#### DIRECTIONS:
Repeat the material verbatim and drop the pictures.

#### DATA BLOCK:

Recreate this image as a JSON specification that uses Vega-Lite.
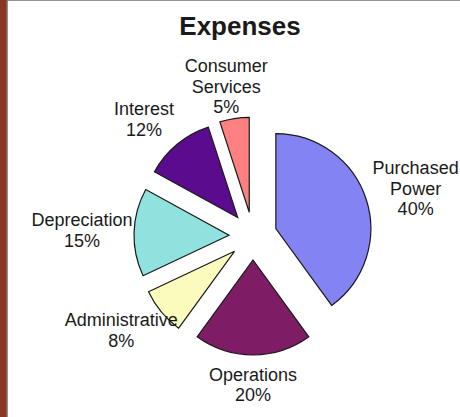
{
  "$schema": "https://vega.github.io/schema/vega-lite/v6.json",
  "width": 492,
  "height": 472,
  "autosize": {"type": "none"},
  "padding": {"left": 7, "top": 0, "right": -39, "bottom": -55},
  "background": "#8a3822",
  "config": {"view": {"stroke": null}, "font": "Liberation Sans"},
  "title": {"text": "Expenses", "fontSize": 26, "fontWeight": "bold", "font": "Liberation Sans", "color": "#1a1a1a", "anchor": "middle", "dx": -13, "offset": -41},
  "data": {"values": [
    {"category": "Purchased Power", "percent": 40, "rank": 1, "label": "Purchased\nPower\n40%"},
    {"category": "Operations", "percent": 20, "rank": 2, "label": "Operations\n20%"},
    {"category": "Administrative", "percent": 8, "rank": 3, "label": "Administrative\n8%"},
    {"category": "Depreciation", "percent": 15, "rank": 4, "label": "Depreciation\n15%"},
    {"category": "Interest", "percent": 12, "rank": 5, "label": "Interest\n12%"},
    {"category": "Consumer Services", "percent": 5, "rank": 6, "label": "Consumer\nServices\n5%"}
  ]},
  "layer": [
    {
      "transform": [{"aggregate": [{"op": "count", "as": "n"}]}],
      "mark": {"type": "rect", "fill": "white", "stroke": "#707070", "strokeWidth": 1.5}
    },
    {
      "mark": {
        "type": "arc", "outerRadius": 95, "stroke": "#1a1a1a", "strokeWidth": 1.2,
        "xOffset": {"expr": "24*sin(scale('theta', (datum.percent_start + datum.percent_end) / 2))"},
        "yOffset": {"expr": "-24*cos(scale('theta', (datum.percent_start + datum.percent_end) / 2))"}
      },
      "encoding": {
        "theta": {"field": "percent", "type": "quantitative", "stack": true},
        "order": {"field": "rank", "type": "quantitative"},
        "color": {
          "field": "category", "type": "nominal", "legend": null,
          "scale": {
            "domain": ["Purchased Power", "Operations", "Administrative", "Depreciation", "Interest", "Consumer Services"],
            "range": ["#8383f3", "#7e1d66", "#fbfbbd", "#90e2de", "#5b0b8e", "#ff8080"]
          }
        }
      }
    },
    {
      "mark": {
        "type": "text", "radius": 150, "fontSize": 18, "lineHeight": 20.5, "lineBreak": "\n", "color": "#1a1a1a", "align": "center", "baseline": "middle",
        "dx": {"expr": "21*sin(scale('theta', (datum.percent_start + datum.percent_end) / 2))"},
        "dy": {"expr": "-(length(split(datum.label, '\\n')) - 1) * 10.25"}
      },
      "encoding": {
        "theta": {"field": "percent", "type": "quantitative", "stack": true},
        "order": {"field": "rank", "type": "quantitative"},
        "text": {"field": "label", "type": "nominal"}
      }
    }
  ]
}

#### FINISHED ANSWER:
Recreate this image as a JSON specification that uses Vega-Lite.
{
  "$schema": "https://vega.github.io/schema/vega-lite/v6.json",
  "width": 492,
  "height": 472,
  "autosize": {"type": "none"},
  "padding": {"left": 7, "top": 0, "right": -39, "bottom": -55},
  "background": "#8a3822",
  "config": {"view": {"stroke": null}, "font": "Liberation Sans"},
  "title": {"text": "Expenses", "fontSize": 26, "fontWeight": "bold", "font": "Liberation Sans", "color": "#1a1a1a", "anchor": "middle", "dx": -13, "offset": -41},
  "data": {"values": [
    {"category": "Purchased Power", "percent": 40, "rank": 1, "label": "Purchased\nPower\n40%"},
    {"category": "Operations", "percent": 20, "rank": 2, "label": "Operations\n20%"},
    {"category": "Administrative", "percent": 8, "rank": 3, "label": "Administrative\n8%"},
    {"category": "Depreciation", "percent": 15, "rank": 4, "label": "Depreciation\n15%"},
    {"category": "Interest", "percent": 12, "rank": 5, "label": "Interest\n12%"},
    {"category": "Consumer Services", "percent": 5, "rank": 6, "label": "Consumer\nServices\n5%"}
  ]},
  "layer": [
    {
      "transform": [{"aggregate": [{"op": "count", "as": "n"}]}],
      "mark": {"type": "rect", "fill": "white", "stroke": "#707070", "strokeWidth": 1.5}
    },
    {
      "mark": {
        "type": "arc", "outerRadius": 95, "stroke": "#1a1a1a", "strokeWidth": 1.2,
        "xOffset": {"expr": "24*sin(scale('theta', (datum.percent_start + datum.percent_end) / 2))"},
        "yOffset": {"expr": "-24*cos(scale('theta', (datum.percent_start + datum.percent_end) / 2))"}
      },
      "encoding": {
        "theta": {"field": "percent", "type": "quantitative", "stack": true},
        "order": {"field": "rank", "type": "quantitative"},
        "color": {
          "field": "category", "type": "nominal", "legend": null,
          "scale": {
            "domain": ["Purchased Power", "Operations", "Administrative", "Depreciation", "Interest", "Consumer Services"],
            "range": ["#8383f3", "#7e1d66", "#fbfbbd", "#90e2de", "#5b0b8e", "#ff8080"]
          }
        }
      }
    },
    {
      "mark": {
        "type": "text", "radius": 150, "fontSize": 18, "lineHeight": 20.5, "lineBreak": "\n", "color": "#1a1a1a", "align": "center", "baseline": "middle",
        "dx": {"expr": "21*sin(scale('theta', (datum.percent_start + datum.percent_end) / 2))"},
        "dy": {"expr": "-(length(split(datum.label, '\\n')) - 1) * 10.25"}
      },
      "encoding": {
        "theta": {"field": "percent", "type": "quantitative", "stack": true},
        "order": {"field": "rank", "type": "quantitative"},
        "text": {"field": "label", "type": "nominal"}
      }
    }
  ]
}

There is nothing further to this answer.